The next consideration is whether the corporation’s declaration requires the corporation to maintain an agreement. Courts have also held that Section 112 of the Act cannot be used to terminate obligations set out in the corporation’s declaration. When deciding whether to terminate an agreement, the obligations and duties of the corporation set out in the declaration will also have to be reviewed to determine if the obligations set out in the agreement will still have to be complied with on the basis of the declaration itself.

Turning to the third main consideration of whether any termination costs or penalties set out in an agreement will still apply, Section 112 of the Act does not state that any effects of termination that are contained in the agreement that is to be terminated will not apply. In other words, while Section 112 may provide a right to terminate an agreement the question remains whether any costs or penalties for termination set out in the Agreement will still apply.

Changes to the Act will bring greater certainty in the future, but the fact that the Act is being specifically amended to preclude such charges, penalties etc. could be used as an argument that currently a corporation is liable for charges, penalties etc. under an agreement terminated pursuant to Section 112.

4. Fulfilling Purchase Obligations set out in the Declaration

It is fairly common for a corporation to be required to purchase units, such as a superintendent’s suite or guest suites, from the developer. As the Act is currently drafted, if the obligation to purchase the units, including the costs associated with the purchase, were properly set out in the disclosure statement and included as an obligation of the corporation in the declaration, the corporation will be required to proceed with that purchase.

There are amendments to the Act, however, that are not yet in force that will prevent a declarant from requiring a corporation to purchase units. A new Section 26.1(1) will eventually come into force which provides that until a turnover board is elected, a corporation will not acquire an interest or right in a unit, other real property or personal property, except at no cost, despite anything to the contrary in a declaration, by-laws, agreements or other instruments.

The effect of Section 26.1 will be to restrict the ability of developers, either through the declaration or agreements entered into by declarant-controlled boards, to cause the corporation to purchase property.

For the time being, corporations can continue to be required to purchase units from a declarant. In almost all cases, the purchase price itself is financed through a vendor take back mortgage in favour of the declarant, or in other words the purchase price is not paid or borrowed from a third party by the corporation initially, but rather is paid off over a set term, commonly ten years.

The interest rates on a vendor take back mortgage, as with most private mortgages, are usually significantly higher than rates offered by the big five banks, and many boards will understandably want to refinance the vendor take mortgage shortly after the transfer.

There are two key considerations to look at when looking to refinance.

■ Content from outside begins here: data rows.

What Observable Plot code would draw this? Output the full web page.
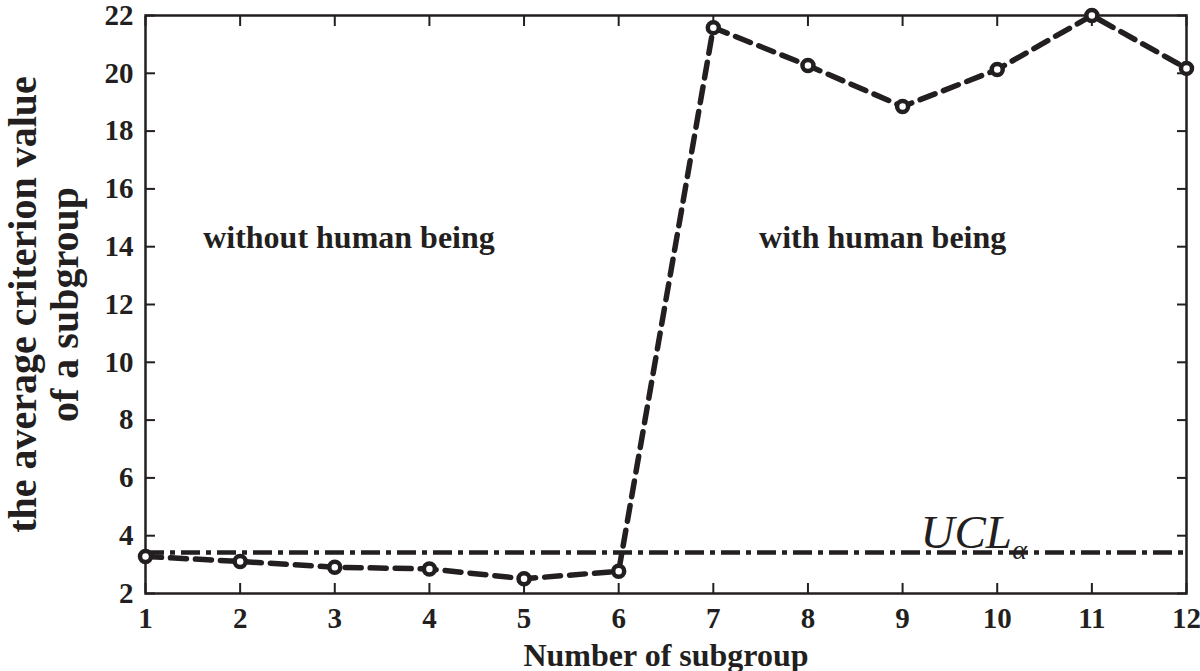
<!DOCTYPE html>
<html>
<head>
<meta charset="utf-8">
<script src="https://cdn.jsdelivr.net/npm/d3@7"></script>
<script src="https://cdn.jsdelivr.net/npm/@observablehq/plot@0.6"></script>
<style>
  html, body { margin: 0; padding: 0; background: #fff; }
  svg { display: block; }
</style>
</head>
<body>
<div id="chart"></div>
<script>
// ---- data ----
const subgroups = [1, 2, 3, 4, 5, 6, 7, 8, 9, 10, 11, 12];
const avgCriterion = [3.28, 3.11, 2.91, 2.85, 2.51, 2.77, 21.58, 20.27, 18.85, 20.13, 22.0, 20.17];
const uclValue = 3.42;
const xTicks = [1, 2, 3, 4, 5, 6, 7, 8, 9, 10, 11, 12];
const yTicks = [2, 4, 6, 8, 10, 12, 14, 16, 18, 20, 22];
const regionLabels = ["without human being", "with human being"];
const regionLabelX = [3.15, 8.79];
const regionLabelY = [13.97, 13.97];
const uclLabel = ["UCL"];
const uclSub = ["α"];

const points = subgroups.map((s, i) => ({x: s, y: avgCriterion[i]}));
const regions = regionLabels.map((t, i) => ({text: t, x: regionLabelX[i], y: regionLabelY[i]}));

const ink = "#231f20";
const serif = "'Liberation Serif', 'Times New Roman', serif";

const chart = Plot.plot({
  width: 1200,
  height: 671,
  marginLeft: 145,
  marginRight: 14,
  marginTop: 15,
  marginBottom: 78,
  style: {fontFamily: serif, color: ink, background: "#fff", overflow: "visible"},
  x: {domain: [1, 12], ticks: xTicks},
  y: {domain: [2, 22], ticks: yTicks},
  marks: [
    // inward ticks on all four sides
    Plot.axisX(xTicks, {anchor: "bottom", tickSize: -10, fill: null, label: null, strokeWidth: 2}),
    Plot.axisX(xTicks, {anchor: "top", tickSize: -10, fill: null, label: null, strokeWidth: 2}),
    Plot.axisY(yTicks, {anchor: "left", tickSize: -10, fill: null, label: null, strokeWidth: 2}),
    Plot.axisY(yTicks, {anchor: "right", tickSize: -10, fill: null, label: null, strokeWidth: 2}),
    // tick labels
    Plot.text(xTicks, {x: d => d, frameAnchor: "bottom", dy: 14, text: d => String(d), lineAnchor: "top", textAnchor: "middle", fontSize: 29, fontWeight: "bold", fill: ink}),
    Plot.text(yTicks, {y: d => d, frameAnchor: "left", dx: -12, text: d => String(d), lineAnchor: "middle", textAnchor: "end", fontSize: 29, fontWeight: "bold", fill: ink}),
    Plot.frame({stroke: ink, strokeWidth: 2.5}),
    // UCL line
    Plot.ruleY([uclValue], {stroke: ink, strokeWidth: 4.5, strokeDasharray: "19,6,5,6"}),
    // data line + markers
    Plot.line(points, {x: "x", y: "y", stroke: ink, strokeWidth: 5.5, strokeDasharray: "16,9"}),
    Plot.dot(points, {x: "x", y: "y", r: 5.5, stroke: ink, strokeWidth: 4.5, fill: "#fff"}),
    // region annotations
    Plot.text(regions, {x: "x", y: "y", text: "text", fontSize: 32, fontWeight: "bold", lineAnchor: "bottom", fill: ink}),
    // UCL label
    Plot.text(uclLabel, {x: 9.19, y: 3.59, text: d => d, fontSize: 47, fontStyle: "italic", textAnchor: "start", lineAnchor: "bottom", fill: ink}),
    Plot.text(uclSub, {x: 10.16, y: 3.18, text: d => d, fontSize: 28, fontStyle: "italic", textAnchor: "start", lineAnchor: "bottom", fill: ink}),
    // axis titles
    Plot.text(["Number of subgroup"], {frameAnchor: "bottom", dy: 72, text: d => d, fontSize: 32, fontWeight: "bold", lineAnchor: "bottom", textAnchor: "middle", fill: ink}),
    Plot.text(["the average criterion value\nof a subgroup"], {frameAnchor: "left", dx: -102, rotate: -90, text: d => d, fontSize: 40, lineHeight: 1.06, fontWeight: "bold", lineAnchor: "middle", textAnchor: "middle", fill: ink})
  ]
});
document.getElementById("chart").appendChild(chart);
</script>
</body>
</html>
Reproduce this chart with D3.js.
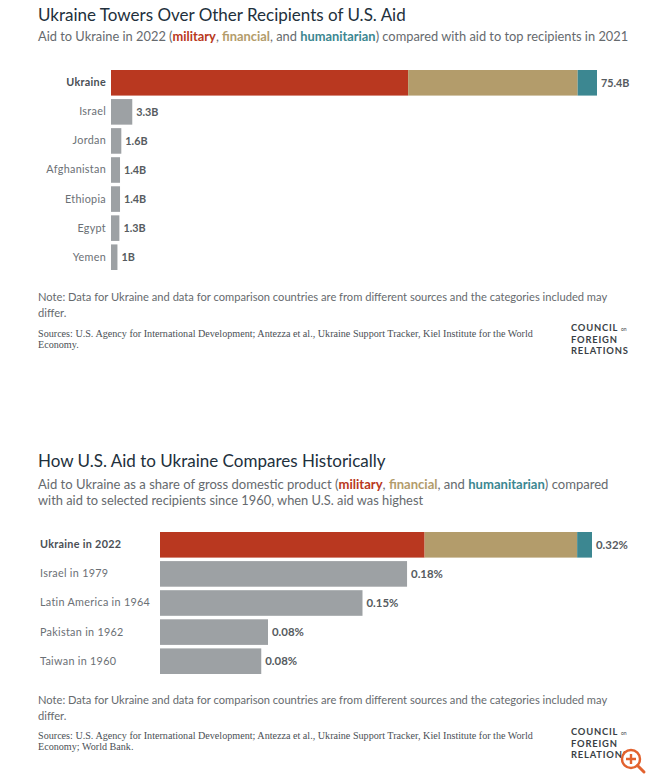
<!DOCTYPE html>
<html>
<head>
<meta charset="utf-8">
<script src="https://cdn.jsdelivr.net/npm/d3@7"></script>
<style>
	html, body { margin: 0; padding: 0; background: #fff; }
	svg { display: block; }
	text { font-family: Lato, "Open Sans", sans-serif; }
	.tick line, .domain { display: none; }
</style>
</head>
<body>
<svg id="chart" width="650" height="777"></svg>
<script>
// Chart 1: billions of dollars
var recipients = ["Ukraine", "Israel", "Jordan", "Afghanistan", "Ethiopia", "Egypt", "Yemen"];
var aidValues = [null, 3.3, 1.6, 1.4, 1.4, 1.3, 1];
var aidLabels = ["75.4B", "3.3B", "1.6B", "1.4B", "1.4B", "1.3B", "1B"];
var ukraineAid = [46.1, 26.3, 3.0]; // military, financial, humanitarian

// Chart 2: share of GDP, percent
var historicRecipients = ["Ukraine in 2022", "Israel in 1979", "Latin America in 1964", "Pakistan in 1962", "Taiwan in 1960"];
var historicValues = [null, 0.183, 0.15, 0.08, 0.075];
var historicLabels = ["0.32%", "0.18%", "0.15%", "0.08%", "0.08%"];
var ukraineShare = [0.196, 0.113, 0.011];

var aidTypes = ["military", "financial", "humanitarian"];
var colors = { military: "#b93820", financial: "#b39c6b", humanitarian: "#3c8791", other: "#9da1a4" };

var svg = d3.select("#chart");

function drawTitle(title, y) {
	svg.append("text").attr("x", 38).attr("y", y)
		.attr("font-size", 17).attr("fill", "#22303c").text(title);
}

// parts = [text, aidType or null]
function drawSubtitle(parts, y, size) {
	var t = svg.append("text").attr("x", 38).attr("y", y)
		.attr("font-size", size).attr("fill", "#666a6e");
	parts.forEach(function (p) {
		t.append("tspan").text(p[0])
			.attr("fill", p[1] ? colors[p[1]] : null)
			.attr("font-weight", p[1] ? 700 : null);
	});
}

function drawNote(y) {
	var lines = ["Note: Data for Ukraine and data for comparison countries are from different sources and the categories included may", "differ."];
	lines.forEach(function (line, i) {
		svg.append("text").attr("x", 38).attr("y", y + i * 16)
			.attr("font-size", 11.15).attr("fill", "#666a6e").text(line);
	});
}

function drawSources(lines, y) {
	lines.forEach(function (line, i) {
		svg.append("text").attr("x", 38).attr("y", y + i * 11)
			.attr("font-size", 10.15).attr("fill", "#4a4f55")
			.style("font-family", "'Liberation Serif', serif").text(line);
	});
}

function drawLogo(y) {
	["COUNCIL", "FOREIGN", "RELATIONS"].forEach(function (word, i) {
		svg.append("text").attr("x", 571).attr("y", y + i * 11.5)
			.attr("font-size", 9.4).attr("font-weight", 700).attr("letter-spacing", 0.8)
			.attr("fill", "#3a3f45").text(word);
	});
	svg.append("text").attr("x", 621).attr("y", y)
		.attr("font-size", 5).attr("fill", "#3a3f45").text("on");
}

function drawBars(opts) {
	var y = d3.scaleBand().domain(opts.names).range(opts.yRange).paddingInner(0.12).paddingOuter(0);
	var x = d3.scaleLinear().domain([0, opts.max]).range(opts.xRange);

	var axis = svg.append("g")
		.attr("transform", "translate(" + opts.axisX + ",0)")
		.call(d3.axisLeft(y).tickSize(0).tickPadding(0));
	axis.selectAll("text")
		.attr("font-size", opts.labelSize)
		.attr("fill", function (d, i) { return i == 0 ? "#4a4f55" : "#6b7075"; })
		.attr("font-weight", function (d, i) { return i == 0 ? 700 : 400; })
		.attr("text-anchor", opts.labelAnchor)
		.attr("letter-spacing", 0.3);

	// stacked first bar
	var stackStart = 0;
	var segments = opts.stack.map(function (v, i) {
		var s = { type: aidTypes[i], start: stackStart, end: stackStart + v };
		stackStart += v;
		return s;
	});
	svg.append("g").selectAll("rect").data(segments).enter().append("rect")
		.attr("x", function (d) { return x(d.start); })
		.attr("width", function (d) { return x(d.end) - x(d.start); })
		.attr("y", y(opts.names[0]))
		.attr("height", y.bandwidth())
		.attr("fill", function (d) { return colors[d.type]; });

	// grey bars
	svg.append("g").selectAll("rect").data(opts.names.slice(1)).enter().append("rect")
		.attr("x", x(0))
		.attr("y", function (d) { return y(d); })
		.attr("width", function (d, i) { return x(opts.values[i + 1]) - x(0); })
		.attr("height", y.bandwidth())
		.attr("fill", colors.other);

	// value labels
	svg.append("g").selectAll("text").data(opts.names).enter().append("text")
		.attr("x", function (d, i) { return x(i == 0 ? stackStart : opts.values[i]) + 4; })
		.attr("y", function (d) { return y(d) + y.bandwidth() / 2; })
		.attr("dy", "0.35em")
		.attr("font-size", opts.valueSize)
		.attr("font-weight", 700)
		.attr("fill", "#565b60")
		.text(function (d, i) { return opts.labels[i]; });
}

drawTitle("Ukraine Towers Over Other Recipients of U.S. Aid", 21);
drawSubtitle([["Aid to Ukraine in 2022 ("], ["military", "military"], [", "], ["financial", "financial"], [", and "], ["humanitarian", "humanitarian"], [") compared with aid to top recipients in 2021"]], 41, 12.85);
drawBars({
	names: recipients, values: aidValues, labels: aidLabels, stack: ukraineAid,
	max: 75.4, xRange: [111, 597], yRange: [70, 270],
	axisX: 106, labelSize: 10.8, valueSize: 10.8, labelAnchor: "end"
});
drawNote(301);
drawSources(["Sources: U.S. Agency for International Development; Antezza et al., Ukraine Support Tracker, Kiel Institute for the World", "Economy."], 337);
drawLogo(331);

drawTitle("How U.S. Aid to Ukraine Compares Historically", 467);
drawSubtitle([["Aid to Ukraine as a share of gross domestic product ("], ["military", "military"], [", "], ["financial", "financial"], [", and "], ["humanitarian", "humanitarian"], [") compared"]], 489, 13.05);
drawSubtitle([["with aid to selected recipients since 1960, when U.S. aid was highest"]], 505, 12.85);
drawBars({
	names: historicRecipients, values: historicValues, labels: historicLabels, stack: ukraineShare,
	max: 0.32, xRange: [160, 592], yRange: [532, 674],
	axisX: 40, labelSize: 10.8, valueSize: 11.4, labelAnchor: "start"
});
drawNote(704);
drawSources(["Sources: U.S. Agency for International Development; Antezza et al., Ukraine Support Tracker, Kiel Institute for the World", "Economy; World Bank."], 739);
drawLogo(735);

// zoom badge sitting in the corner of the screenshot
var badge = svg.append("g").attr("fill", "none").attr("stroke", "#e2622f").attr("stroke-width", 2.4);
badge.append("circle").attr("cx", 631).attr("cy", 759).attr("r", 9).attr("fill", "#fff");
badge.append("path").attr("d", "M637.5 765.5L644 772").attr("stroke-width", 3).attr("stroke-linecap", "round");
badge.append("path").attr("d", "M626 759H636M631 754V764");
</script>
</body>
</html>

The first is whether the terms of the vendor take back mortgage allow for prepayment of the amount remaining without penalties or additional costs. Many vendor take back mortgages do allow for prepayment without penalties, but if there are penalties for advance payments those costs should be factored in along with any transaction costs when deciding whether refinancing will make long term financial sense.

The second consideration to keep in mind is whether the corporation has adequate provisions in either its general operating by-law or a stand-alone borrowing by-law to refinance the mortgage.

The declarant will most likely have included specific clauses for the vendor take back mortgage in both the declaration and the by-laws, but those clauses may not extend to refinancing the existing mortgage. If the power to refinance is not provided for in the existing provisions, the corporation will have to pass a new borrowing by-law and will need to engage with the owners to explain the cost savings that could be achieved.